Em depoimento à Polícia Federal (PF) nesta terça-feira (14), por meio de videoconferência, sobre o caso das joias sauditas entregues em outubro de 2021 a uma comitiva do então governo de Jair Bolsonaro, o ex-ministro de Minas e Energia Bento Albuquerque sustentou a tese de que desconhecia o conteúdo dos pacotes e de que estes seriam para a União.
A nova versão difere completamente daquilo que o ex-ministro e almirante de esquadra da Marinha disse no momento em que foram abordados pelos fiscais da Receita Federal, em 26 de outubro de 2021, e do que o próprio Albuquerque disse no dia 13 de março, quando o escândalo veio à tona.
Conforme relatou Bento Albuquerque, o conjunto de diamantes de R$ 16,5 milhões e que foi apreendido era para a então primeira-dama Michelle.
— Isso era um presente. Como era uma joia, a joia não era para o presidente Bolsonaro, né... Deveria ser para a primeira-dama Michelle Bolsonaro. E o relógio e essas coisas, que nós vimos depois, deveria ser para o presidente, como dois embrulhos — disse o ex-ministro.
Albuquerque também deixou claro que este segundo pacote com relógio, estimado em ao menos R$ 400 mil, era para Bolsonaro. No dia da apreensão, Albuquerque retornou até a área da alfândega para liberar as joias. Sua tentativa não se limitou a um ato institucional. Já naquele momento, a diretoria da Receita Federal foi acionada, um ato irregular, para que interviesse nas ações dos auditores e liberasse as joias. Os fiscais, no entanto, deram andamento à apreensão.
Albuquerque admitiu que entrou com o segundo pacote sem declarar e que só o abriu em Brasília, quando pegou um voo de conexão.
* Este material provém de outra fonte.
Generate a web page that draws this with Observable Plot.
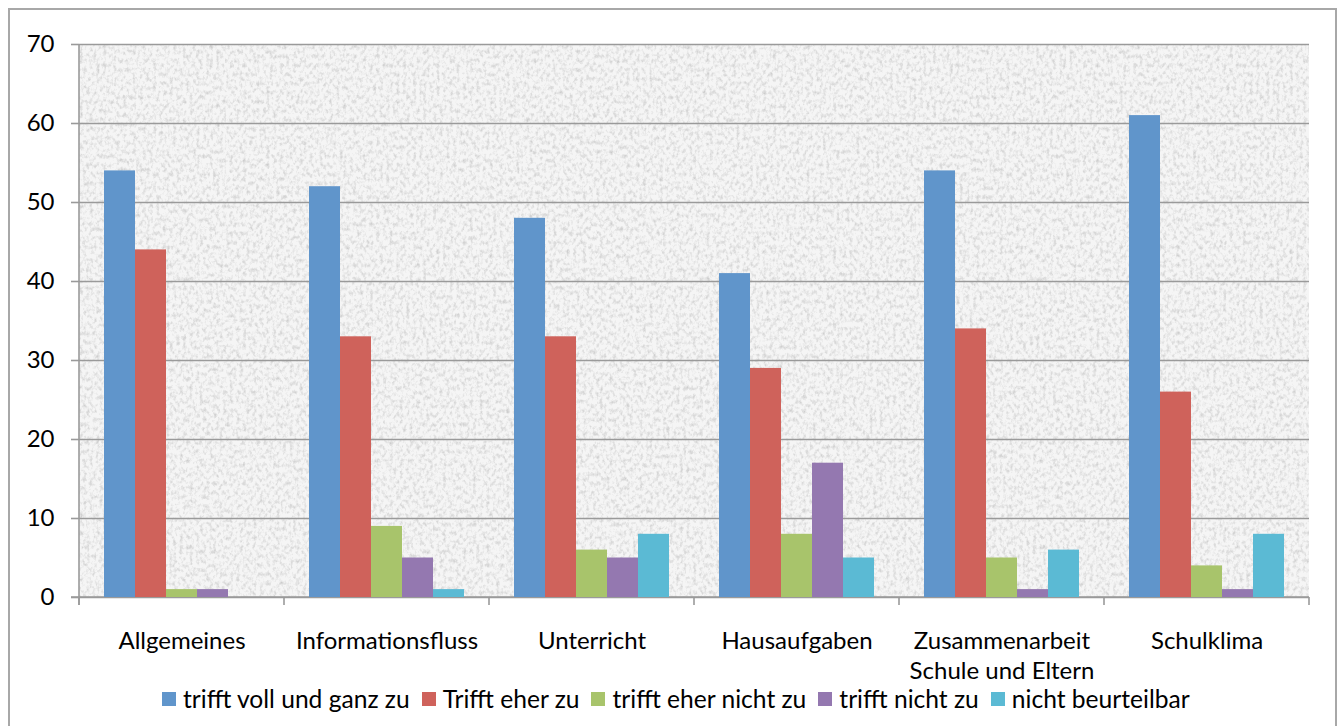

— Quando chegamos em Brasília, abrimos o outro pacote, tinha relógio... era uma caixa... tinham mais coisas — afirmou.
Além de tomar o depoimento de Bento Albuquerque, a PF deve colher explicações junto ao assessor Marcos André Soeiro, que estava na comitiva que voltava da Arábia Saudita e que transportava a bagagem que foi inspecionada pelos auditores da Receita Federal, no aeroporto de Guarulhos.
Bolsonaro atuou diretamente no caso, não apenas para receber o pacote de presentes que entrou no país, como para tentar reaver, de todas as formas possíveis, o segundo pacote de joias que ficou retido na Receita. Suas ações diretas estão fartamente documentadas por meio de ofícios, ligações telefônicas, agendamento de voo da Força Aérea Brasil, pedidos formais para retirar as joias, acesso a ministérios e à chefia da própria Receita, com pressão direta sobre os funcionários do órgão.
Bolsonaro também já mudou de versão sobre o assunto. Primeiro, atacou a imprensa e disse que não tinha nenhum conhecimento sobre as joias. A mesma postura foi adotada por Michelle Bolsonaro. Uma semana depois, com a profusão de provas sobre o assunto, reconheceu que recebeu um pacote e decidiu entregá-lo.
A Receita Federal também desmentiu a versão apresentada pelo ex-presidente Jair Bolsonaro e aliados de que as joias enviadas pelo regime da Arábia Saudita ao Brasil seriam para o patrimônio público da Presidência. O órgão afirmou que, mesmo após orientações e esclarecimentos prestados pelos servidores do Fisco de que o bem poderia ser regularizado caso essa fosse a justificativa, "isso não aconteceu no caso em análise".
Por meio de nota, a Receita afirmou que a incorporação ao patrimônio da União exige pedido de autoridade competente, com justificativa da necessidade e adequação da medida, como, por exemplo a destinação de joias de valor cultural e histórico relevante, que possam ser enviadas para um museu. "Não cabe incorporação de bem por interesse pessoal de quem quer que seja, apenas em caso de efetivo interesse público", informou a instituição, explicitando novamente que o governo não apresentou pedido para que as joias fossem tratadas como bem da União.
O caso deflagrou uma série de medidas e hoje é investigado hoje pela PF, Ministério Público Federal e Controladoria-Geral da União, além da Comissão de Ética da Presidência da República. O Tribunal de Contas da União também interveio e vai ficar com a guarda do segundo pacote que entrou no país enquanto se investiga o caso. No Congresso, há coleta de assinaturas na Câmara para instalação de uma Comissão Parlamentar de Inquérito. No Senado, o escândalo será investigado pela Comissão de Transparência, Governança, Fiscalização e Controle e Defesa do Consumidor (CTFC).